Mats Tuve Magnusson (born 10 July 1963) is a Swedish former professional footballer who played as a striker. Starting off his career with Malmö FF, he is best remembered for his time with Benfica with which he won two league titles, reached two European Cup finals, and was the 1989–90 Primeira Liga top scorer. A full international between 1984 and 1990, he won 30 caps for the Sweden national team and represented his country at the 1990 FIFA World Cup.

Club career
Magnusson was born in Helsingborg. During his career he played for Malmö FF (two spells), Servette FC, S.L. Benfica and Helsingborgs IF. Upon his return home he helped the latter side, featuring a young Henrik Larsson, reach the Allsvenskan.

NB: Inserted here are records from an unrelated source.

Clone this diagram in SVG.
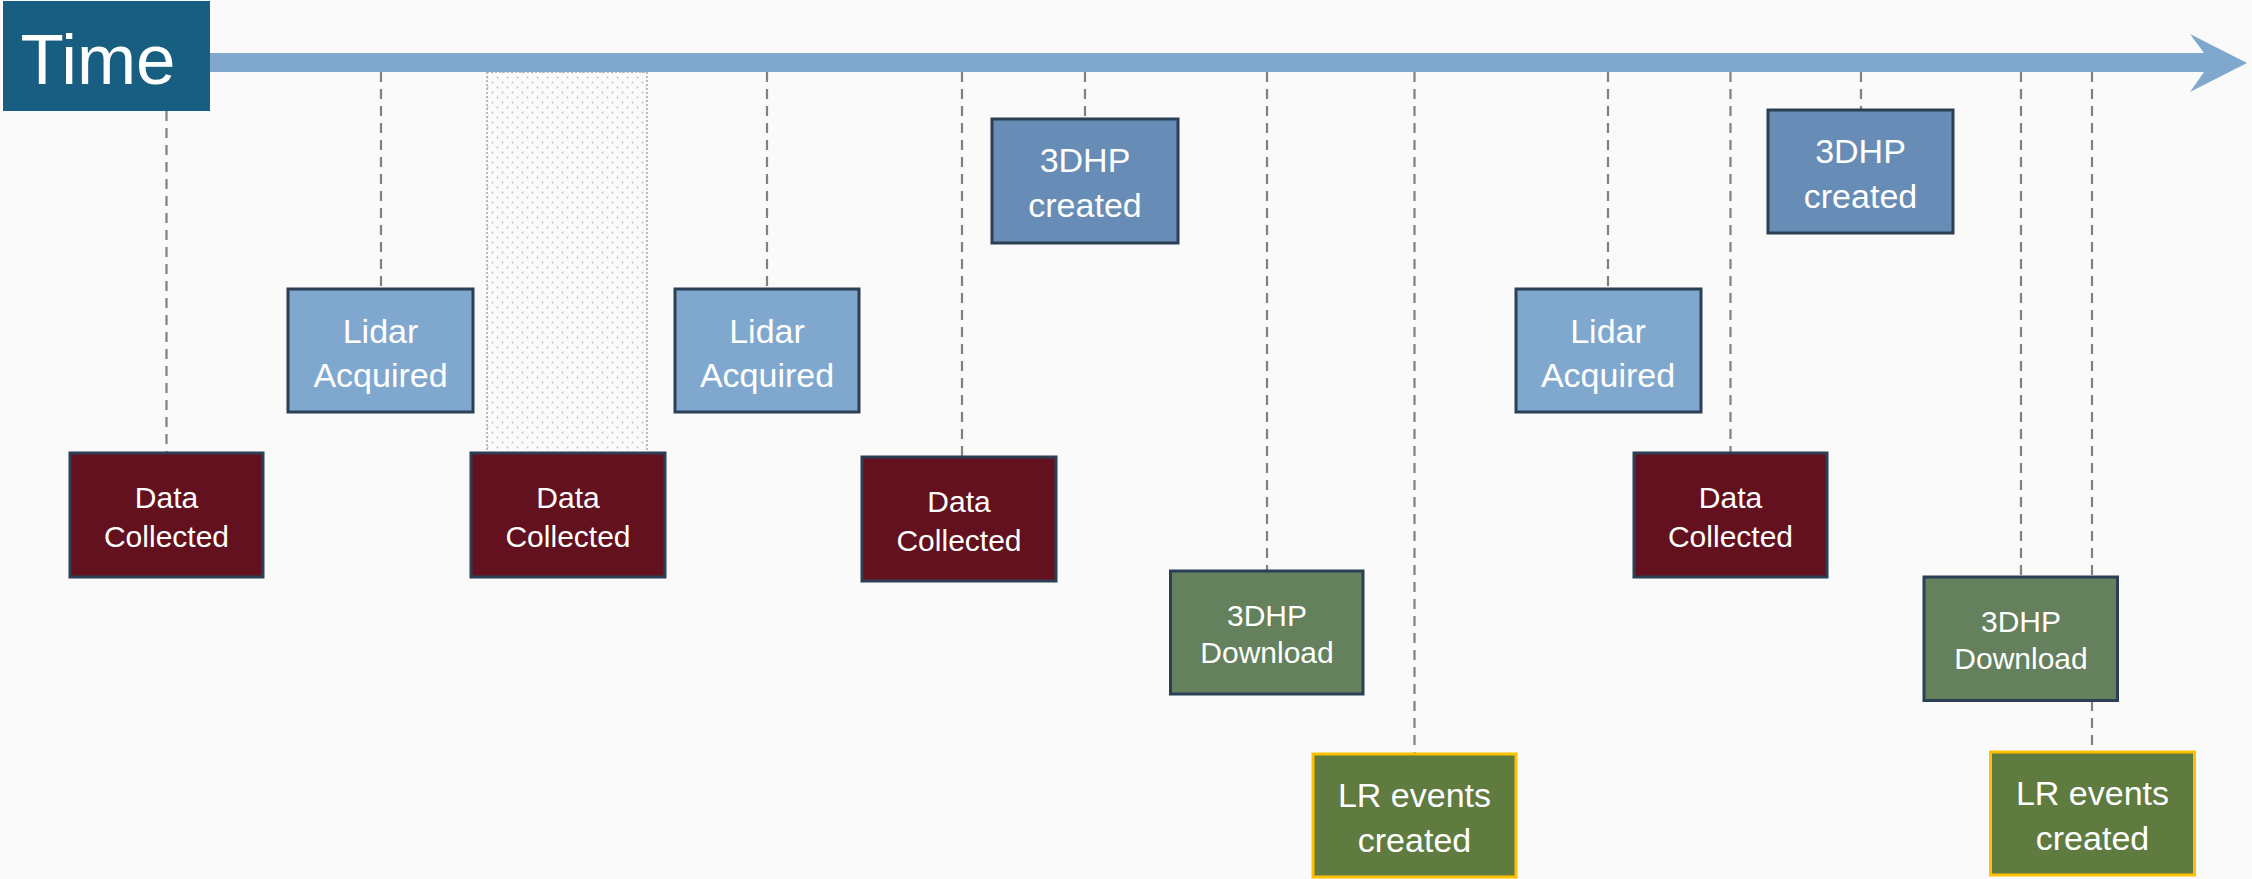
<svg xmlns="http://www.w3.org/2000/svg" width="2252" height="879" viewBox="0 0 2252 879">
<style>
text{font-family:"Liberation Sans",Arial,sans-serif;fill:#ffffff;text-anchor:middle}
.s{font-size:30px}
.l{font-size:34px}
.box{stroke:#2B3F55;stroke-width:3}
.lidar{fill:#80A8CF}
.created{fill:#678CB5}
.data{fill:#63111E}
.dl{fill:#64805D}
.lr{fill:#5F7B40;stroke:#FFC000;stroke-width:3}
.conn line{stroke:#808080;stroke-width:2.2;stroke-dasharray:10 7}
</style>
<defs>
<pattern id="dots" width="10" height="10" patternUnits="userSpaceOnUse">
<circle cx="2.5" cy="2.5" r="0.9" fill="#BDBDBD"/>
<circle cx="7.5" cy="7.5" r="0.9" fill="#BDBDBD"/>
</pattern>
</defs>
<rect x="0" y="0" width="2252" height="879" fill="#FAFAFA"/>
<g id="period">
<rect x="487" y="72" width="160" height="381" fill="url(#dots)" stroke="#A6A6A6" stroke-width="1.5" stroke-dasharray="2 2"/>
</g>
<g id="timeline">
<rect x="205" y="53" width="2000" height="19" fill="#80A8CF"/>
<polygon points="2190,34 2247,63 2190,92 2204,72 2204,53" fill="#80A8CF"/>
</g>
<g class="conn" id="connectors">
<line x1="166.5" y1="111" x2="166.5" y2="453"/>
<line x1="381" y1="72" x2="381" y2="289"/>
<line x1="767" y1="72" x2="767" y2="289"/>
<line x1="962" y1="72" x2="962" y2="457"/>
<line x1="1085" y1="72" x2="1085" y2="119"/>
<line x1="1267" y1="72" x2="1267" y2="571"/>
<line x1="1414.5" y1="72" x2="1414.5" y2="754"/>
<line x1="1608" y1="72" x2="1608" y2="289"/>
<line x1="1730.5" y1="72" x2="1730.5" y2="453"/>
<line x1="1861" y1="72" x2="1861" y2="110"/>
<line x1="2021" y1="72" x2="2021" y2="577"/>
<line x1="2092" y1="72" x2="2092" y2="752"/>
</g>
<g id="time">
<rect x="3" y="1" width="207" height="110" fill="#175E80"/>
<text x="98" y="84" style="font-size:71px">Time</text>
</g>
<g id="data1">
<rect class="box data" x="70" y="453" width="193" height="124"/>
<text class="s" x="166.5" y="508">Data</text>
<text class="s" x="166.5" y="547">Collected</text>
</g>
<g id="lidar1">
<rect class="box lidar" x="288" y="289" width="185" height="123"/>
<text class="l" x="380.5" y="343">Lidar</text>
<text class="l" x="380.5" y="387">Acquired</text>
</g>
<g id="data2">
<rect class="box data" x="471" y="453" width="194" height="124"/>
<text class="s" x="568" y="508">Data</text>
<text class="s" x="568" y="547">Collected</text>
</g>
<g id="lidar2">
<rect class="box lidar" x="675" y="289" width="184" height="123"/>
<text class="l" x="767" y="343">Lidar</text>
<text class="l" x="767" y="387">Acquired</text>
</g>
<g id="data3">
<rect class="box data" x="862" y="457" width="194" height="124"/>
<text class="s" x="959" y="512">Data</text>
<text class="s" x="959" y="551">Collected</text>
</g>
<g id="created1">
<rect class="box created" x="992" y="119" width="186" height="124"/>
<text class="l" x="1085" y="172">3DHP</text>
<text class="l" x="1085" y="217">created</text>
</g>
<g id="download1">
<rect class="box dl" x="1170.5" y="571" width="192.5" height="123"/>
<text class="s" x="1267" y="626">3DHP</text>
<text class="s" x="1267" y="663">Download</text>
</g>
<g id="lr1">
<rect class="lr" x="1313" y="754" width="203" height="123"/>
<text class="l" x="1414.5" y="807">LR events</text>
<text class="l" x="1414.5" y="852">created</text>
</g>
<g id="lidar3">
<rect class="box lidar" x="1516" y="289" width="185" height="123"/>
<text class="l" x="1608" y="343">Lidar</text>
<text class="l" x="1608" y="387">Acquired</text>
</g>
<g id="data4">
<rect class="box data" x="1634" y="453" width="193" height="124"/>
<text class="s" x="1730.5" y="508">Data</text>
<text class="s" x="1730.5" y="547">Collected</text>
</g>
<g id="created2">
<rect class="box created" x="1768" y="110" width="185" height="123"/>
<text class="l" x="1860.5" y="163">3DHP</text>
<text class="l" x="1860.5" y="208">created</text>
</g>
<g id="download2">
<rect class="box dl" x="1924" y="577" width="193.5" height="123.5"/>
<text class="s" x="2021" y="632">3DHP</text>
<text class="s" x="2021" y="669">Download</text>
</g>
<g id="lr2">
<rect class="lr" x="1990.5" y="752" width="204" height="123"/>
<text class="l" x="2092.5" y="805">LR events</text>
<text class="l" x="2092.5" y="850">created</text>
</g>
</svg>
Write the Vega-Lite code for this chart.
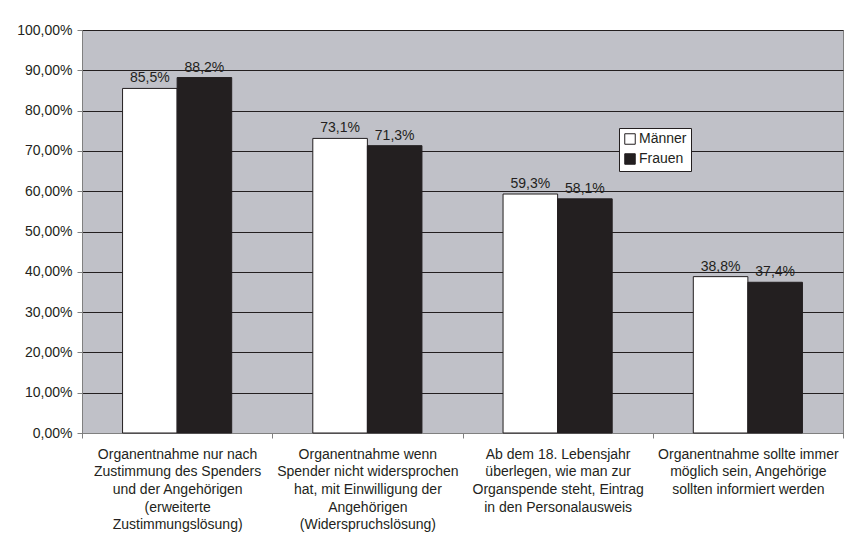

At the Lisbon club, where he arrived in 1987 as a replacement for fellow Scandinavian, Michael Manniche, Magnusson developed as a top flight goalscorer, winning two Primeira Liga championships and appearing at the European Cup finals in 1988 (lost to PSV Eindhoven in a penalty shoot-out) and 1990 (losing to A.C. Milan). In 1989–90, even though they lost to FC Porto in the league, he finished as top scorer of the competition with 33 goals in 32 games; during his time with Benfica he shared team with countrymen Jonas Thern (1989–92), Stefan Schwarz (1990–94) – also his teammates at Malmö – and coach Sven-Göran Eriksson (1989–92). His total of 87 goals in all official competitions made him Benfica's top foreign goalscorer for more than twenty years. He was later surpassed by Paraguayan international Óscar Cardozo (172 goals) and Brazilian international Jonas (137 goals).

International career
Magnusson earned 30 caps for the Sweden national team, and played in the 1990 FIFA World Cup finals in Italy where he suffered an injury that made him miss nearly one year of football. His debut came on 22 August 1984, as he started in a 1–1 friendly draw to Mexico played in Malmö.

Post-retirement
Sixteen years after his retirement, Magnusson made a short comeback to the footballing scene. He accepted an invitation from old club Benfica to take part in a charity match to raise money for victims of the Haiti earthquake, on 25 January 2010, which also coincided with the 68th birthday of club legend Eusébio: his team, Benfica All Stars, consisted of both retired and current Benfica players, which played "against" Zidane XI, a team consisting of players hand-picked by former French legend Zinedine Zidane.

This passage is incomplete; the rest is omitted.